If you ask a software engineer what Kafka is, they will say it is a "distributed event streaming platform." That sounds complicated.
Here is how to understand it using a real-life analogy
Imagine a large company where everyone is shouting information at each other all day long:
The Sales team shouts: "We just sold a widget!"
The Warehouse team needs to hear that to pack the box.
The Finance team needs to hear that to send an invoice.
The Analytics team needs to hear that to make a chart.
If the Sales team has to call the Warehouse, then call Finance, then call Analytics every time a sale happens, they will never get any work done. Plus, if the Finance guy is on a lunch break, he misses the message. This is chaos.
Apache Kafka is like placing a massive, indestructible Logbook in the middle of the office.
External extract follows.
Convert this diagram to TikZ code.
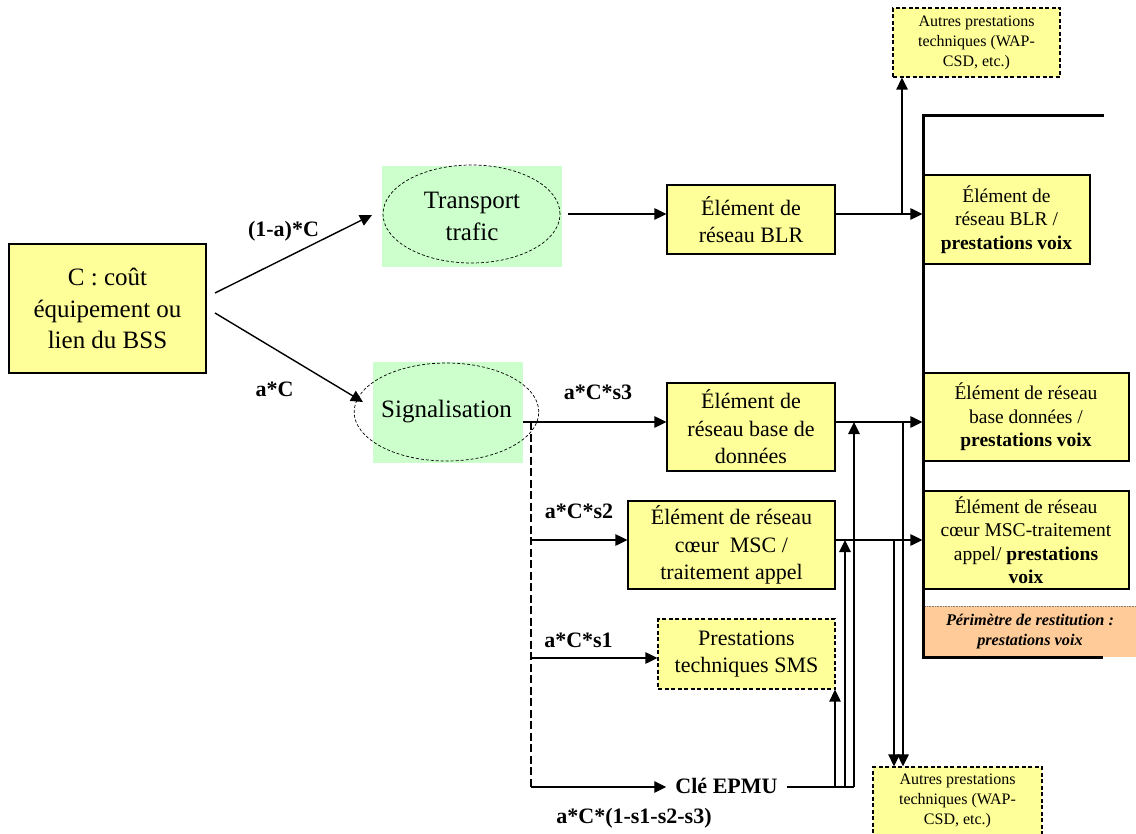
\documentclass[tikz,border=0pt]{standalone}
\usepackage{fontspec}
\setmainfont{Liberation Serif}
\usetikzlibrary{arrows.meta,shapes.geometric}
\definecolor{yel}{HTML}{FFFF99}
\definecolor{grn}{HTML}{CCFFCC}
\definecolor{org}{HTML}{FFCC99}
\begin{document}
\begin{tikzpicture}[x=1pt,y=-1pt,
 box/.style={draw,fill=yel,line width=1.3pt,inner sep=0pt,align=center},
 dbox/.style={box,dash pattern=on 4pt off 2.5pt},
 fmain/.style={font=\fontsize{22}{27.5}\selectfont},
 fbig/.style={font=\fontsize{25}{31.5}\selectfont},
 fright/.style={font=\fontsize{19.5}{23.5}\selectfont},
 fsmall/.style={font=\fontsize{16}{20}\selectfont},
 lab/.style={font=\fontsize{22}{26}\selectfont\bfseries,inner sep=0pt,anchor=base},
 greenbg/.style={fill=grn,inner sep=0pt,align=center,fbig},
 oval/.style={ellipse,draw,dash pattern=on 3pt off 2pt,line width=0.7pt,inner sep=0pt,fbig,align=center},
 arr/.style={line width=1.4pt,-{Triangle[length=12pt,width=11.5pt]}},
 ln/.style={line width=1.4pt},
]
\useasboundingbox (0,0) rectangle (1136,834);

% main nodes
\node[box,fbig,minimum width=197pt,minimum height=129pt] (C) at (107.5,308.5) {C : coût\\équipement ou\\lien du BSS};
\node[greenbg,minimum width=180pt,minimum height=101pt] (Tg) at (472,216.5) {Transport\\trafic};
\node[oval,minimum width=177pt,minimum height=98pt] (Te) at (471.5,214) {};
\node[greenbg,minimum width=150pt,minimum height=101pt] (Sg) at (448,412.5) {};
\node[oval,minimum width=147pt,minimum height=98pt] (Se) at (446.5,412) {Signalisation};

\node[box,fmain,minimum width=168pt,minimum height=69pt] (BLR) at (751,219.5) {Élément de\\réseau BLR};
\node[box,fmain,minimum width=168pt,minimum height=88pt] (BD) at (751,427) {Élément de\\réseau base de\\données};
\node[box,fmain,minimum width=207pt,minimum height=88pt] (MSC) at (731.5,545) {Élément de réseau\\cœur~ MSC /\\traitement appel};
\node[dbox,fmain,minimum width=177pt,minimum height=70pt] (SMS) at (746.5,654) {Prestations\\techniques SMS};

\node[dbox,fsmall,minimum width=167pt,minimum height=69pt] (AutTop) at (976.5,42.5) {Autres prestations\\techniques (WAP-\\CSD, etc.)};
\node[dbox,fsmall,minimum width=169pt,minimum height=68pt] (AutBot) at (957.5,801) {Autres prestations\\techniques (WAP-\\CSD, etc.)};

\node[box,fright,minimum width=167pt,minimum height=89pt] (R1) at (1006.5,219.5) {Élément de\\réseau BLR /\\\textbf{prestations voix}};
\node[box,fright,minimum width=206pt,minimum height=88pt] (R2) at (1026,417) {Élément de réseau\\base données /\\\textbf{prestations voix}};
\node[box,fright,minimum width=206pt,minimum height=98pt] (R3) at (1026,540) {Élément de réseau\\cœur MSC-traitement\\appel/ \textbf{prestations}\\\textbf{voix}};
\node[fill=org,minimum width=212pt,minimum height=51pt,inner sep=0pt,align=center,font=\fontsize{16.3}{19.5}\selectfont\bfseries\itshape] (P) at (1030,631.5) {Périmètre de restitution :\\prestations voix};
\draw[gray,densely dotted,line width=0.6pt] (P.north west) -- (P.north east);

% perimeter bracket
\draw[line width=3pt] (1104,116) -- (923,116) -- (923,657) -- (1103,657);

% labels
\node[lab] (l1) at (283.5,237) {(1-a)*C};
\node[lab] (l2) at (274.5,397) {a*C};
\node[lab] (l3) at (598,400) {a*C*s3};
\node[lab] (l4) at (579,518) {a*C*s2};
\node[lab] (l5) at (578.5,647) {a*C*s1};
\node[lab] (l6) at (634,823) {a*C*(1-s1-s2-s3)};
\node[font=\fontsize{22}{26}\selectfont\bfseries,inner xsep=9pt,inner ysep=0pt,anchor=base] (EPMU) at (726.5,793) {Clé EPMU};

% level coordinates
\coordinate (y1) at (0,214);
\coordinate (y3) at (0,422);
\coordinate (y2) at (0,540);
\coordinate (y0) at (0,658);
\coordinate (yE) at (0,787);

% connectors
\coordinate (a1s) at (215,293); \coordinate (a1e) at (372,215);
\coordinate (a2s) at (215,313); \coordinate (a2e) at (363,402);
\draw[arr] (a1s) -- (a1e);
\draw[arr] (a2s) -- (a2e);

\draw[arr] ([xshift=6pt]Tg.east |- y1) -- (BLR.west |- y1);
\draw[arr] (BLR.east |- y1) -- (R1.west |- y1);
\coordinate (j1) at (902,214);
\draw[arr] (j1) -- (j1 |- AutTop.south);

\draw[arr] (Sg.east |- y3) -- (BD.west |- y3);
\coordinate (d0) at (531,422);
\draw[ln,dash pattern=on 8pt off 3.5pt] (d0) -- (d0 |- yE);
\draw[arr] (d0 |- y2) -- (MSC.west |- y2);
\draw[arr] (d0 |- y0) -- (SMS.west |- y0);
\draw[arr] (d0 |- yE) -- (EPMU.west |- yE);

\coordinate (e1) at (835,787);
\coordinate (e2) at (845,787);
\coordinate (e3) at (854,787);
\draw[ln] (EPMU.east |- yE) -- (e3);
\draw[arr] (e1) -- (e1 |- SMS.south);
\draw[arr] (e2) -- (e2 |- y2);
\draw[arr] (e3) -- (e3 |- y3);

\draw[arr] (BD.east |- y3) -- (R2.west |- y3);
\draw[arr] (MSC.east |- y2) -- (R3.west |- y2);
\coordinate (v1) at (894,540);
\coordinate (v2) at (903,422);
\draw[arr] (v1) -- (v1 |- AutBot.north);
\draw[arr] (v2) -- (v2 |- AutBot.north);
\end{tikzpicture}
\end{document}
Instead of shouting at specific people, the Sales team just walks up to the Logbook and writes: "Sale #101: 5 Widgets."
Now, the magic happens:
Decoupling: The Sales team doesn't care who reads the log or when. They just write the info and go back to selling. They don't need to know if the Warehouse is busy or if Finance is on vacation.
Persistence (Memory): The Logbook is permanent (for a set time). If the Finance team is offline (on vacation) for a week, they don't lose the data. When they come back, they just open the book to where they left off and catch up at their own speed.
Real-Time: The Warehouse team, who is super fast, stands right next to the book. The second Sales writes "Sale," the Warehouse reads it and packs the box.
Producers (The Writers): The systems creating data (e.g., your website, a mobile app, a thermostat). In our analogy, this is the Sales Team.
Consumers (The Readers): The systems that use the data (e.g., a database, an alert system, a dashboard). In our analogy, these are Finance and Warehouse.
Topics (The Chapters): You don't want sales mixed with server error logs. Kafka separates data into "Topics." Think of these as different colored notebooks: Blue for Sales, Red for Errors, Green for New Users.
Brokers (The Librarians): The servers that store the data and ensure the pages don't get ripped out or lost.
Apache Kafka is simply a high-speed, highly reliable system for passing notes between different computer programs so they don't have to talk to each other directly. It ensures that no matter how fast data comes in, or how slow someone reads it, nothing ever gets lost.